* **THE REQUEST**: Retype the lines beneath this one, from the first through the line containing "Chart.register(...registerables);". Pictures are left out.
▶
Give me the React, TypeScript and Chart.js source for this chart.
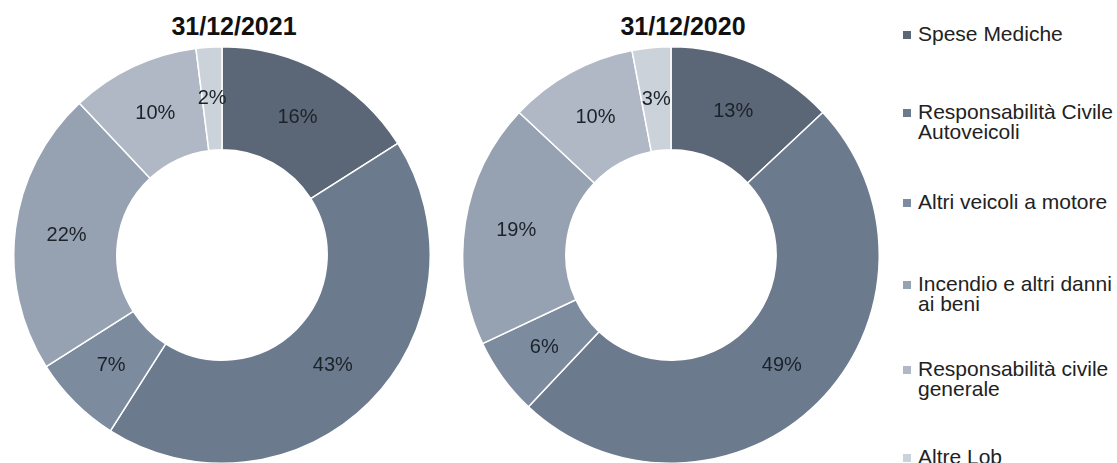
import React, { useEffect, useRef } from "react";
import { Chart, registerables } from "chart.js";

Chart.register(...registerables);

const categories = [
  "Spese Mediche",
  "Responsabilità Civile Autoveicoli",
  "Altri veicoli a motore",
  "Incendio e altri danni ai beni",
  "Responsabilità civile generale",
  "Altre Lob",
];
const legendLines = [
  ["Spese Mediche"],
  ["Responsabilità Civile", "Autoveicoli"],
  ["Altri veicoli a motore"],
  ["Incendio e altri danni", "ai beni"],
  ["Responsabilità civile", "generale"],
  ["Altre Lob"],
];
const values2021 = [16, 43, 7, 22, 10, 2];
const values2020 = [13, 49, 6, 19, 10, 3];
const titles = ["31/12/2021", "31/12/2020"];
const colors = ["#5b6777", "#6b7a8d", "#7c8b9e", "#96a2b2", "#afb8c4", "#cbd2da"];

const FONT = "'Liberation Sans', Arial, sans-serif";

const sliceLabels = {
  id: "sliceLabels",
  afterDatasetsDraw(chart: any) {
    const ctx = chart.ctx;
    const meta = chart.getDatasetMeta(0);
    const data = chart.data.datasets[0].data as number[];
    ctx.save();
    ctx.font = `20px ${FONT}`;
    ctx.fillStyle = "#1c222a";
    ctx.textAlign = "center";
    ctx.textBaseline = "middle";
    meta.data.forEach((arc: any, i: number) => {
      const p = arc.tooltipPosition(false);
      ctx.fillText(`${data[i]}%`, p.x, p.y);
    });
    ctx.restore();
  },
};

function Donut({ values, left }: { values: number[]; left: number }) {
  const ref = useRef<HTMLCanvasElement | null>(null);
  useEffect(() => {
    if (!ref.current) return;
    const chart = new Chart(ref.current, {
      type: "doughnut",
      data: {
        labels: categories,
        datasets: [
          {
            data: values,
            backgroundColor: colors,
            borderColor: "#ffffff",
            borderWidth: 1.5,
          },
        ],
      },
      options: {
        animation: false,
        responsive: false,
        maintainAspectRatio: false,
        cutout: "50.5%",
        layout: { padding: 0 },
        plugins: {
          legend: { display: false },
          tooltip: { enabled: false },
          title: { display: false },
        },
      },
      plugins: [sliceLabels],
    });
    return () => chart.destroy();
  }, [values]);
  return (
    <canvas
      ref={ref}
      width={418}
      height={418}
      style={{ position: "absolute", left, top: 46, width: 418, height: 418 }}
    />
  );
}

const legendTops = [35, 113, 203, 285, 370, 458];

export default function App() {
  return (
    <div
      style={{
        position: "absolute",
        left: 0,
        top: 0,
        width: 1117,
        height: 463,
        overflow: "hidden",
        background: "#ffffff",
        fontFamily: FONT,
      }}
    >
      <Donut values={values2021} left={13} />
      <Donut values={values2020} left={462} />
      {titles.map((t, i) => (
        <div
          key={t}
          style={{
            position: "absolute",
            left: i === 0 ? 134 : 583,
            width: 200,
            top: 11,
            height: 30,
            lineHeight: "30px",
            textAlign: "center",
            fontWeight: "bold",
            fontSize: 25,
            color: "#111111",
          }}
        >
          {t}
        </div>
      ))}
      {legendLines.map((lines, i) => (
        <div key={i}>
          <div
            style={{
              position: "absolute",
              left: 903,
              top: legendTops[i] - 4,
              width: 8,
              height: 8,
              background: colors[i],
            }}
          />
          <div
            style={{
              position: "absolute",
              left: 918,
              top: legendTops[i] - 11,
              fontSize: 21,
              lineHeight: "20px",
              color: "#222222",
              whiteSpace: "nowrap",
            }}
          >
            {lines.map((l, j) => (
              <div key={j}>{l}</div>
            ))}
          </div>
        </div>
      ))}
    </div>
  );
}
◀
* **THE COMPLETED TASK**:
Give me the React, TypeScript and Chart.js source for this chart.
import React, { useEffect, useRef } from "react";
import { Chart, registerables } from "chart.js";

Chart.register(...registerables);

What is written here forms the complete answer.